(WORK TO BE COMPLETED)
Restate the opening lines of the material below word for word, stopping after the line that contains "0.0214, 0.044, 0.078];".
⟨
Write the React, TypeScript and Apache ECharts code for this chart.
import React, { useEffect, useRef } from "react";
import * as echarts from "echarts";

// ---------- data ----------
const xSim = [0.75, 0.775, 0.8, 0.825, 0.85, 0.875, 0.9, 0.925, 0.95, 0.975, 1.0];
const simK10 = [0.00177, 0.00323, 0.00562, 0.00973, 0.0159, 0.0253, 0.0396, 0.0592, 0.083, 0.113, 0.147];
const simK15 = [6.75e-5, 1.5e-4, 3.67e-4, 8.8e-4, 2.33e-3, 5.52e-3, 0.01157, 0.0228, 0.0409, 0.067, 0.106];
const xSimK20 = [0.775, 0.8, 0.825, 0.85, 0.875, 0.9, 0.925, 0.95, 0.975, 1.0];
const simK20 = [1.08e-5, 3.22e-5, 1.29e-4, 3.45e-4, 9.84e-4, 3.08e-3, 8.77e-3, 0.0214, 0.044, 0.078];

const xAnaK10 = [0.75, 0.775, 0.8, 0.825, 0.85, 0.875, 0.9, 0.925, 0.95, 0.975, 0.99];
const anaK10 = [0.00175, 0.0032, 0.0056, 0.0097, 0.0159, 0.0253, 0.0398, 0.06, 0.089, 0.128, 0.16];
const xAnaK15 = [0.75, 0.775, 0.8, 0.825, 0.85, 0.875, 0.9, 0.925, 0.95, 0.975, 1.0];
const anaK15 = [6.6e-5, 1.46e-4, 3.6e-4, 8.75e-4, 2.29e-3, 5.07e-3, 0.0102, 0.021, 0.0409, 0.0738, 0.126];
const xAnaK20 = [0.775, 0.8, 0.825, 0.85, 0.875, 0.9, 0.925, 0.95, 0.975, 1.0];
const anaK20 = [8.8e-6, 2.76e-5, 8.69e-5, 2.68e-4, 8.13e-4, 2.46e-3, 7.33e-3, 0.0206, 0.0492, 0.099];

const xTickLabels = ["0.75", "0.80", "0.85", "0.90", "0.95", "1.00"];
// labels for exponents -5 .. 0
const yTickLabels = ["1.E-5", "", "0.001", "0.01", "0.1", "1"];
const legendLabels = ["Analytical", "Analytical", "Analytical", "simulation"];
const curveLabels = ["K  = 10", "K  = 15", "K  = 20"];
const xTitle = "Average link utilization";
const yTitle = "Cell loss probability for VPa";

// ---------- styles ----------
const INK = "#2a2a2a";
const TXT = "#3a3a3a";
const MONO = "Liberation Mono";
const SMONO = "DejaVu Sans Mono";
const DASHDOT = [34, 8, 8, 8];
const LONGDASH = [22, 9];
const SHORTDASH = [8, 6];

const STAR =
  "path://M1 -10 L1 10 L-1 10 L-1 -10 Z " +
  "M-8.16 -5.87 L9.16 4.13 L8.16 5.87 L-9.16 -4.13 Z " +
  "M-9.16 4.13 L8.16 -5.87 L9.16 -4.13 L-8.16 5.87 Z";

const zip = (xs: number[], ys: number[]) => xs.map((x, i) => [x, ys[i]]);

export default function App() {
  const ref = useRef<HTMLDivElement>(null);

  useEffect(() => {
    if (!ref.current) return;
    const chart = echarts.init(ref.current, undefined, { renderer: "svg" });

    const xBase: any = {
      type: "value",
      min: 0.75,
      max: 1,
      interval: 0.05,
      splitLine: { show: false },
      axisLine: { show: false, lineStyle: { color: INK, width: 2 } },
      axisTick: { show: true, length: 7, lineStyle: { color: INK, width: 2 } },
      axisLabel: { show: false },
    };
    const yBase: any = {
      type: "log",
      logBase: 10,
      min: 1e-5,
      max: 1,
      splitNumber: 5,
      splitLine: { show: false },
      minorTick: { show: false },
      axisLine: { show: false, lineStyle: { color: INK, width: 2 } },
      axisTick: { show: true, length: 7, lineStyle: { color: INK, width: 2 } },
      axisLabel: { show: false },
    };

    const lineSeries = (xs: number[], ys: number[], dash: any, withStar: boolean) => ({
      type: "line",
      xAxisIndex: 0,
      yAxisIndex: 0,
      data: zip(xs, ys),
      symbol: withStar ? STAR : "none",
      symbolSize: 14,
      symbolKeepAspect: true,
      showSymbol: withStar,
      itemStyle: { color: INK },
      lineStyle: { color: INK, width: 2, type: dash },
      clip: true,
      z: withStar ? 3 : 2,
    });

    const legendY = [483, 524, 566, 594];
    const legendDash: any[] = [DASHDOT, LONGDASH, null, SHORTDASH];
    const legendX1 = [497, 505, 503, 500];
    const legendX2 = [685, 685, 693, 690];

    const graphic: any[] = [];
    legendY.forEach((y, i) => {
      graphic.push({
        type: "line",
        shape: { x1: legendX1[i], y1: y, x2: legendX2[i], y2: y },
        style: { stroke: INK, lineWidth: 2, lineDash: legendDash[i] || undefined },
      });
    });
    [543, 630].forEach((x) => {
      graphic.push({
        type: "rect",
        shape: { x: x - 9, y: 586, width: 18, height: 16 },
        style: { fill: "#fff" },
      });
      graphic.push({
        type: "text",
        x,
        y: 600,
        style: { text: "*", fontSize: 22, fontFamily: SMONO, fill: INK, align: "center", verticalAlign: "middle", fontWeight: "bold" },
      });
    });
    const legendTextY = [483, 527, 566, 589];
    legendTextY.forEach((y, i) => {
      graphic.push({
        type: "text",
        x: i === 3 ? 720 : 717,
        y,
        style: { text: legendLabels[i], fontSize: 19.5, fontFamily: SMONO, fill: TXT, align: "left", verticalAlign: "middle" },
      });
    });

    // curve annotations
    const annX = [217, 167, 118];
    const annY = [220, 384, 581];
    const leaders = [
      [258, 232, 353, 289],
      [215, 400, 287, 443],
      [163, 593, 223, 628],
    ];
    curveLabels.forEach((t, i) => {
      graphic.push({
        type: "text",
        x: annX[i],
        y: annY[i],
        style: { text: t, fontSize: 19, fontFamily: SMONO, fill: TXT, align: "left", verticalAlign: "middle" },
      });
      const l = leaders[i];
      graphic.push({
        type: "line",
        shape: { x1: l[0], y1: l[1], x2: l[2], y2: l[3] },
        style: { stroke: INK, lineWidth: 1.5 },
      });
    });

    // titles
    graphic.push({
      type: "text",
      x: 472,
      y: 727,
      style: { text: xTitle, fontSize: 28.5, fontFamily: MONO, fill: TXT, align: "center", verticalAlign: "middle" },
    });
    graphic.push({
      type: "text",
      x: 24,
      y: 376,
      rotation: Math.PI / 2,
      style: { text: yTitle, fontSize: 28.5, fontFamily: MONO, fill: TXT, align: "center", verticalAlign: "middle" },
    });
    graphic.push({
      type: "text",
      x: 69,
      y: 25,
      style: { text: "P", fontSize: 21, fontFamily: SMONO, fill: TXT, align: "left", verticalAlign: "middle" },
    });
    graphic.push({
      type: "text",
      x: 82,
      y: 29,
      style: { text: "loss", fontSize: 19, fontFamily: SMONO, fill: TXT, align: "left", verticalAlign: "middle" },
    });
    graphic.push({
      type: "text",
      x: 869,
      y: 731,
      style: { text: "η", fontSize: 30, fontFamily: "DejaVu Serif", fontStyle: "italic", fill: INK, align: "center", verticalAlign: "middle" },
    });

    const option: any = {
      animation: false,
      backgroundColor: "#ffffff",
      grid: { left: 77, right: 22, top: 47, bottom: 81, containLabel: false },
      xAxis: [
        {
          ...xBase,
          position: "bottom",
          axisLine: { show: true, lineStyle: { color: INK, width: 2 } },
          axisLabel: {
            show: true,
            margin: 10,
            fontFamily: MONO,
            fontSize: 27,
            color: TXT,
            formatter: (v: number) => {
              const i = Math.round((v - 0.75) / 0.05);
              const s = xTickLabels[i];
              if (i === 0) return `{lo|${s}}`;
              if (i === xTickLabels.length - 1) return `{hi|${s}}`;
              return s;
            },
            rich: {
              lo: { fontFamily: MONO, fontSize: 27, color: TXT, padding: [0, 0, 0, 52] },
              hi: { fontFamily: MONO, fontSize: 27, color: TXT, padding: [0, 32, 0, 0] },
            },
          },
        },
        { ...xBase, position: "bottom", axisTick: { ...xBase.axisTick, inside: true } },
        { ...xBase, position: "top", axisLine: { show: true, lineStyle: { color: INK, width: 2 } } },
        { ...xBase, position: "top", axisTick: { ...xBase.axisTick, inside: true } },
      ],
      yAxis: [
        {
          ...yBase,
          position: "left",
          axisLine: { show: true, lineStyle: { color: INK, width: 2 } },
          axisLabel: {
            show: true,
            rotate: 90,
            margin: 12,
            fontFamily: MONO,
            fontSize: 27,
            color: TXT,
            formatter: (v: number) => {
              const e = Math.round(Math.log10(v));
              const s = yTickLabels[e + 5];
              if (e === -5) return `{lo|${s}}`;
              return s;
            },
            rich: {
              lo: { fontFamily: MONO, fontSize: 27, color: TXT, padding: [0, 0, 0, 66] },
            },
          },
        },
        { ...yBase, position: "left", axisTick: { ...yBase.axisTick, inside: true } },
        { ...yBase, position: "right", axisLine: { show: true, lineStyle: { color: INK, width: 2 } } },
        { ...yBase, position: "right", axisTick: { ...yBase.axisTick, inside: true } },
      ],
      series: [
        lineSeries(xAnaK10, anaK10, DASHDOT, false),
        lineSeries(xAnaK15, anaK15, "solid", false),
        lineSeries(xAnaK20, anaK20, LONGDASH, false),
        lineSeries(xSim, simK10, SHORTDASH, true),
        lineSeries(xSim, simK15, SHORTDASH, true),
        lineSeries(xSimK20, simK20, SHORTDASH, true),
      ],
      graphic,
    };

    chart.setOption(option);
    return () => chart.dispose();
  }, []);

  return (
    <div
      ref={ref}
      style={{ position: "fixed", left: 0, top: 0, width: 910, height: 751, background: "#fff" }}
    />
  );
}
⟩
(ANSWER)
Write the React, TypeScript and Apache ECharts code for this chart.
import React, { useEffect, useRef } from "react";
import * as echarts from "echarts";

// ---------- data ----------
const xSim = [0.75, 0.775, 0.8, 0.825, 0.85, 0.875, 0.9, 0.925, 0.95, 0.975, 1.0];
const simK10 = [0.00177, 0.00323, 0.00562, 0.00973, 0.0159, 0.0253, 0.0396, 0.0592, 0.083, 0.113, 0.147];
const simK15 = [6.75e-5, 1.5e-4, 3.67e-4, 8.8e-4, 2.33e-3, 5.52e-3, 0.01157, 0.0228, 0.0409, 0.067, 0.106];
const xSimK20 = [0.775, 0.8, 0.825, 0.85, 0.875, 0.9, 0.925, 0.95, 0.975, 1.0];
const simK20 = [1.08e-5, 3.22e-5, 1.29e-4, 3.45e-4, 9.84e-4, 3.08e-3, 8.77e-3, 0.0214, 0.044, 0.078];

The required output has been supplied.